From those pictures you don’t seem to have anything connected to an analogue input pin. But you do have a wire to digital pin 1, what is that going to do for you?

I have made sure to follow the MSGEQ7 data sheet and use something closer to 200 k.

It needs to be 220K, even a reduction to 200K will shift the frequency of the outputs when you get an output.

What is the value code on that pin_8 (C1) capacitor??

Grumpy_Mike:
From those pictures you don’t seem to have anything connected to an analogue input pin. But you do have a wire to digital pin 1, what is that going to do for you?

One end of the yellow wire is going to Analog in 0, its tough to see in the pic. Digital pin 1 is for my reset signal.

Grumpy_Mike:
It needs to be 220K, even a reduction to 200K will shift the frequency of the outputs when you get an output.

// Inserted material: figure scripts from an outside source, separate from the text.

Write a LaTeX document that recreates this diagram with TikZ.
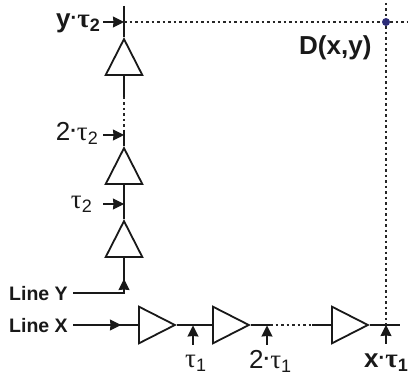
\documentclass[tikz,border=0pt]{standalone}
\usepackage{fontspec}
\setmainfont{Liberation Sans}
\newfontfamily\taufont{Liberation Serif}
\usetikzlibrary{shapes.geometric,arrows.meta}
\definecolor{dotblue}{RGB}{45,45,120}
\newcommand{\tauof}[1]{{\fontsize{27}{27}\selectfont\taufont τ}\raisebox{-4pt}{\fontsize{18}{18}\selectfont #1}}
\newcommand{\mydot}{\raisebox{3pt}{\fontsize{20}{20}\selectfont\textbf{·}}}
\tikzset{
  x=1pt,y=-1pt,
  wire/.style={line width=1.8pt,draw=black!90},
  dotwire/.style={line width=2pt,draw=black!85,dash pattern=on 2.5pt off 3pt},
  thin arrow/.style={line width=1.3pt,draw=black!90,-{Stealth[length=11pt,width=11pt,inset=0.5pt]}},
  buf/.style={shape=isosceles triangle,draw=black!90,line width=1.8pt,fill=white,inner sep=0pt,
    isosceles triangle apex angle=54,minimum height=36pt,minimum width=36pt,anchor=lower side},
  bufup/.style={buf,shape border rotate=90},
  bufright/.style={buf,shape border rotate=0},
  big/.style={font=\fontsize{26}{26}\selectfont,inner sep=0pt,text=black!90},
  bigb/.style={font=\fontsize{26}{26}\selectfont\bfseries,inner sep=0pt,text=black!90},
  lab/.style={font=\fontsize{19.5}{20}\selectfont\bfseries,inner sep=0pt,text=black!90}
}
\begin{document}
\begin{tikzpicture}
\useasboundingbox[fill=white] (0,0) rectangle (408,379);
% buffers
\node[bufup] (v1) at (124,76) {};
\node[bufup] (v2) at (124,185) {};
\node[bufup] (v3) at (124,258) {};
\node[bufright] (h1) at (138,325) {};
\node[bufright] (h2) at (212,325) {};
\node[bufright] (h3) at (331,325) {};
% coordinates
\coordinate (top) at (124,6);
\coordinate (ytap) at (124,22);
\coordinate (ds1) at (124,97);
\coordinate (ds2) at (124,130);
\coordinate (t2tap) at (124,135);
\coordinate (t1tap) at (124,204);
\coordinate (corner) at (124,293);
\coordinate (ya) at (73,293);
\coordinate (xa) at (73,325);
\coordinate (xarrow) at (121,325);
\coordinate (hs1) at (270,325);
\coordinate (hs2) at (312,325);
\coordinate (xend) at (400,325);
\coordinate (xtap) at (386,325);
\coordinate (a1) at (193,325.5);
\coordinate (a2) at (267,325.5);
\coordinate (a1b) at (193,345);
\coordinate (a2b) at (267,345);
\coordinate (a3b) at (386,344);
\coordinate (yarrow) at (124,279);
\coordinate (dtop) at (386,3);
\coordinate (dleft) at (124,22);
\coordinate (dright) at (408,22);
\coordinate (ya1) at (103,22);
\coordinate (ya2) at (103,135);
\coordinate (ya3) at (103,204);
% dot
\node[circle,fill=dotblue,inner sep=0pt,minimum size=8pt] (D) at (386,22) {};
% wires
\draw[wire] (top) -- (v1.apex);
\draw[wire] (v1.lower side) -- (ds1);
\draw[dotwire] (ds1) -- (ds2);
\draw[wire] (ds2) -- (v2.apex);
\draw[wire] (v2.lower side) -- (v3.apex);
\draw[wire] (v3.lower side) -- (corner) -- (ya);
\draw[wire] (xa) -- (h1.lower side);
\draw[wire] (h1.apex) -- (h2.lower side);
\draw[wire] (h2.apex) -- (hs1);
\draw[dotwire] (hs1) -- (hs2);
\draw[wire] (hs2) -- (h3.lower side);
\draw[wire] (h3.apex) -- (xend);
\draw[dotwire] (dleft) -- (D) -- (dright);
\draw[dotwire] (dtop) -- (D) -- (xtap);
% arrows
\draw[thin arrow] (ya1) -- (ytap);
\draw[thin arrow] (ya2) -- (t2tap);
\draw[thin arrow] (ya3) -- (t1tap);
\draw[thin arrow] (corner) -- (yarrow);
\draw[thin arrow] (xa) -- (xarrow);
\draw[thin arrow] (a1b) -- (a1);
\draw[thin arrow] (a2b) -- (a2);
\draw[thin arrow] (a3b) -- (xtap);
% labels
\node[bigb,anchor=mid east] (ly) at (100,25) {y\mydot\tauof{2}};
\node[big,anchor=mid east] (l2y) at (98,138) {2\mydot\tauof{2}};
\node[big,anchor=mid east] (l1y) at (92,206) {\tauof{2}};
\node[lab,anchor=mid west] (lineY) at (9,298) {Line Y};
\node[lab,anchor=mid west] (lineX) at (9,330) {Line X};
\node[big,anchor=mid west] (t1) at (185,365) {\tauof{1}};
\node[big,anchor=mid west] (t2) at (249,366) {2\mydot\tauof{1}};
\node[bigb,anchor=mid west] (tx) at (364,365) {x\mydot\tauof{1}};
\node[bigb,anchor=mid west] (dxy) at (299,52) {D(x,y)};
\end{tikzpicture}
\end{document}
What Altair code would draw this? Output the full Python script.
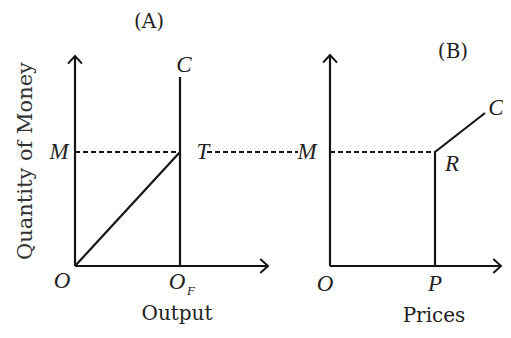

Thanks for clarifying, that's what I'm using.

runaway_pancake:
What is the value code on that pin_8 (C1) capacitor??

The code is 300

OK spotted it, but you have to admit it was well hidden.

The code is 300

I can’t see how that can possibly evaluate to 30pF. At the least it could be 300pF.
To make sure you would need to put an oscilloscope on the none ground end and check what frequency it goes at. A value of 30pF is quite small, to give you an idea the capacitance between two strip board tracks is about 4pF per hole.

I agree.
Can't recall having seen such a small value epoxy dipped.
Usually a disc sort and not 3-digit code like, but two-digit underlined
30

Digital pin 1 is for my reset signal.

And which blithering idiot picked that one? You have a whole Arduino at your disposal and he picks one of the two difficult to use pins. Mind you you were warned, the URL had the word instructables in it, and in English that means “someone who thinks he knows a lot more that he actually does”.

In case you don’t know pins 0 and 1 are involved with the serial output and also in uploading code to the Arduino. Pick another pin for your reset.